**Exercise description:**
Write out the full listing exactly as given, minus the images.

## start Data segment

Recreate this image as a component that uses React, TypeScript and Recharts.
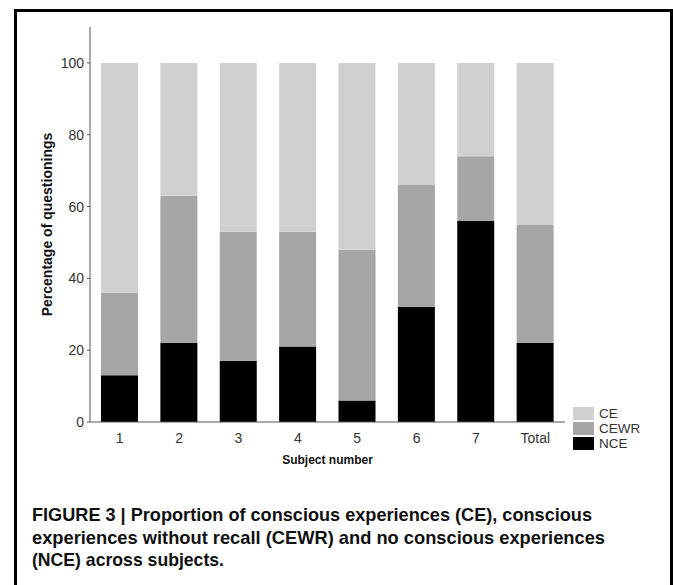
import React from 'react';
import { BarChart, Bar, XAxis, YAxis, Legend } from 'recharts';

const categories = ['1', '2', '3', '4', '5', '6', '7', 'Total'];
const nceValues = [13, 22, 17, 21, 6, 32, 56, 22];
const cewrValues = [23, 41, 36, 32, 42, 34, 18, 33];
const ceValues = [64, 37, 47, 47, 52, 34, 26, 45];
const yTicks = [0, 20, 40, 60, 80, 100];
const legendOrder = ['CE', 'CEWR', 'NCE'];

const captionLines = [
  'FIGURE 3 | Proportion of conscious experiences (CE), conscious',
  'experiences without recall (CEWR) and no conscious experiences',
  '(NCE) across subjects.',
];
const captionWidths = [560, 573, 192];

const data = categories.map((c, i) => ({
  subject: c,
  NCE: nceValues[i],
  CEWR: cewrValues[i],
  CE: ceValues[i],
}));

const FONT = "'Liberation Sans', Arial, Helvetica, sans-serif";
const AXIS = '#555555';

const renderLegend = (props: any) => {
  const payload = (props.payload || []).slice().sort(
    (a: any, b: any) => legendOrder.indexOf(a.value) - legendOrder.indexOf(b.value)
  );
  return (
    <div style={{ fontFamily: FONT, fontSize: 13.5, color: '#333' }}>
      {payload.map((p: any) => (
        <div key={p.value} style={{ display: 'flex', alignItems: 'center', height: 15 }}>
          <div style={{ width: 21, height: 13, background: p.color, marginRight: 5 }} />
          <span style={{ lineHeight: '13px' }}>{p.value}</span>
        </div>
      ))}
    </div>
  );
};

const yLabel = (props: any) => {
  const vb = props.viewBox || {};
  const cx = 47;
  const cy = vb.y + vb.height / 2;
  return (
    <text
      x={cx}
      y={cy}
      transform={`rotate(-90, ${cx}, ${cy})`}
      textAnchor="middle"
      dominantBaseline="central"
      fontFamily={FONT}
      fontSize={14}
      fontWeight="bold"
      fill="#111"
    >
      Percentage of questionings
    </text>
  );
};

const xLabel = (props: any) => {
  const vb = props.viewBox || {};
  const cx = vb.x + vb.width / 2;
  const cy = vb.y + 38;
  return (
    <text
      x={cx}
      y={cy}
      textAnchor="middle"
      dominantBaseline="central"
      fontFamily={FONT}
      fontSize={12}
      fontWeight="bold"
      fill="#111"
    >
      Subject number
    </text>
  );
};

export default function App() {
  return (
    <div style={{ position: 'absolute', left: 0, top: 0, width: 673, height: 585, overflow: 'hidden', background: '#fff' }}>
      <div
        style={{
          position: 'absolute',
          left: 14,
          top: 9,
          width: 659,
          height: 620,
          border: '3px solid #000',
          boxSizing: 'border-box',
        }}
      />
      <div style={{ position: 'absolute', left: 0, top: 0 }}>
        <BarChart
          width={673}
          height={480}
          data={data}
          margin={{ top: 27, right: 108, left: 0, bottom: 8 }}
          barSize={37}
        >
          <XAxis
            dataKey="subject"
            height={50}
            axisLine={{ stroke: AXIS }}
            tickLine={false}
            tickSize={6}
            tickMargin={5}
            tick={{ fontFamily: FONT, fontSize: 14, fill: '#333' }}
            label={xLabel}
          />
          <XAxis
            xAxisId="top"
            orientation="top"
            dataKey="subject"
            height={0}
            axisLine={{ stroke: AXIS }}
            tick={false}
            tickLine={false}
          />
          <YAxis
            width={90}
            domain={[0, 110]}
            ticks={yTicks}
            axisLine={{ stroke: AXIS }}
            tickLine={{ stroke: AXIS }}
            tickSize={3}
            tickMargin={3}
            tick={{ fontFamily: FONT, fontSize: 14, fill: '#333' }}
            label={yLabel}
          />
          <YAxis
            yAxisId="right"
            orientation="right"
            width={0}
            domain={[0, 110]}
            axisLine={{ stroke: AXIS }}
            tick={false}
            tickLine={false}
          />
          <Legend
            layout="vertical"
            align="center"
            verticalAlign="middle"
            wrapperStyle={{ left: 573, top: 406, width: 90, right: 'auto', bottom: 'auto' }}
            content={renderLegend}
          />
          <Bar dataKey="NCE" stackId="s" fill="#000000" isAnimationActive={false} />
          <Bar dataKey="CEWR" stackId="s" fill="#a6a6a6" isAnimationActive={false} />
          <Bar dataKey="CE" stackId="s" fill="#d0d0d0" isAnimationActive={false} />
        </BarChart>
      </div>
      <svg width={673} height={585} style={{ position: 'absolute', left: 0, top: 0, pointerEvents: 'none' }}>
        {captionLines.map((l, i) => (
          <text
            key={l}
            x={32}
            y={521 + i * 22.5}
            fontFamily={FONT}
            fontWeight="bold"
            fontSize={18.5}
            fill="#111"
            textLength={captionWidths[i]}
            lengthAdjust="spacingAndGlyphs"
          >
            {l}
          </text>
        ))}
      </svg>
    </div>
  );
}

## end Data segment

**Worked answer:**
Recreate this image as a component that uses React, TypeScript and Recharts.
import React from 'react';
import { BarChart, Bar, XAxis, YAxis, Legend } from 'recharts';

const categories = ['1', '2', '3', '4', '5', '6', '7', 'Total'];
const nceValues = [13, 22, 17, 21, 6, 32, 56, 22];
const cewrValues = [23, 41, 36, 32, 42, 34, 18, 33];
const ceValues = [64, 37, 47, 47, 52, 34, 26, 45];
const yTicks = [0, 20, 40, 60, 80, 100];
const legendOrder = ['CE', 'CEWR', 'NCE'];

const captionLines = [
  'FIGURE 3 | Proportion of conscious experiences (CE), conscious',
  'experiences without recall (CEWR) and no conscious experiences',
  '(NCE) across subjects.',
];
const captionWidths = [560, 573, 192];

const data = categories.map((c, i) => ({
  subject: c,
  NCE: nceValues[i],
  CEWR: cewrValues[i],
  CE: ceValues[i],
}));

const FONT = "'Liberation Sans', Arial, Helvetica, sans-serif";
const AXIS = '#555555';

const renderLegend = (props: any) => {
  const payload = (props.payload || []).slice().sort(
    (a: any, b: any) => legendOrder.indexOf(a.value) - legendOrder.indexOf(b.value)
  );
  return (
    <div style={{ fontFamily: FONT, fontSize: 13.5, color: '#333' }}>
      {payload.map((p: any) => (
        <div key={p.value} style={{ display: 'flex', alignItems: 'center', height: 15 }}>
          <div style={{ width: 21, height: 13, background: p.color, marginRight: 5 }} />
          <span style={{ lineHeight: '13px' }}>{p.value}</span>
        </div>
      ))}
    </div>
  );
};

const yLabel = (props: any) => {
  const vb = props.viewBox || {};
  const cx = 47;
  const cy = vb.y + vb.height / 2;
  return (
    <text
      x={cx}
      y={cy}
      transform={`rotate(-90, ${cx}, ${cy})`}
      textAnchor="middle"
      dominantBaseline="central"
      fontFamily={FONT}
      fontSize={14}
      fontWeight="bold"
      fill="#111"
    >
      Percentage of questionings
    </text>
  );
};

const xLabel = (props: any) => {
  const vb = props.viewBox || {};
  const cx = vb.x + vb.width / 2;
  const cy = vb.y + 38;
  return (
    <text
      x={cx}
      y={cy}
      textAnchor="middle"
      dominantBaseline="central"
      fontFamily={FONT}
      fontSize={12}
      fontWeight="bold"
      fill="#111"
    >
      Subject number
    </text>
  );
};

export default function App() {
  return (
    <div style={{ position: 'absolute', left: 0, top: 0, width: 673, height: 585, overflow: 'hidden', background: '#fff' }}>
      <div
        style={{
          position: 'absolute',
          left: 14,
          top: 9,
          width: 659,
          height: 620,
          border: '3px solid #000',
          boxSizing: 'border-box',
        }}
      />
      <div style={{ position: 'absolute', left: 0, top: 0 }}>
        <BarChart
          width={673}
          height={480}
          data={data}
          margin={{ top: 27, right: 108, left: 0, bottom: 8 }}
          barSize={37}
        >
          <XAxis
            dataKey="subject"
            height={50}
            axisLine={{ stroke: AXIS }}
            tickLine={false}
            tickSize={6}
            tickMargin={5}
            tick={{ fontFamily: FONT, fontSize: 14, fill: '#333' }}
            label={xLabel}
          />
          <XAxis
            xAxisId="top"
            orientation="top"
            dataKey="subject"
            height={0}
            axisLine={{ stroke: AXIS }}
            tick={false}
            tickLine={false}
          />
          <YAxis
            width={90}
            domain={[0, 110]}
            ticks={yTicks}
            axisLine={{ stroke: AXIS }}
            tickLine={{ stroke: AXIS }}
            tickSize={3}
            tickMargin={3}
            tick={{ fontFamily: FONT, fontSize: 14, fill: '#333' }}
            label={yLabel}
          />
          <YAxis
            yAxisId="right"
            orientation="right"
            width={0}
            domain={[0, 110]}
            axisLine={{ stroke: AXIS }}
            tick={false}
            tickLine={false}
          />
          <Legend
            layout="vertical"
            align="center"
            verticalAlign="middle"
            wrapperStyle={{ left: 573, top: 406, width: 90, right: 'auto', bottom: 'auto' }}
            content={renderLegend}
          />
          <Bar dataKey="NCE" stackId="s" fill="#000000" isAnimationActive={false} />
          <Bar dataKey="CEWR" stackId="s" fill="#a6a6a6" isAnimationActive={false} />
          <Bar dataKey="CE" stackId="s" fill="#d0d0d0" isAnimationActive={false} />
        </BarChart>
      </div>
      <svg width={673} height={585} style={{ position: 'absolute', left: 0, top: 0, pointerEvents: 'none' }}>
        {captionLines.map((l, i) => (
          <text
            key={l}
            x={32}
            y={521 + i * 22.5}
            fontFamily={FONT}
            fontWeight="bold"
            fontSize={18.5}
            fill="#111"
            textLength={captionWidths[i]}
            lengthAdjust="spacingAndGlyphs"
          >
            {l}
          </text>
        ))}
      </svg>
    </div>
  );
}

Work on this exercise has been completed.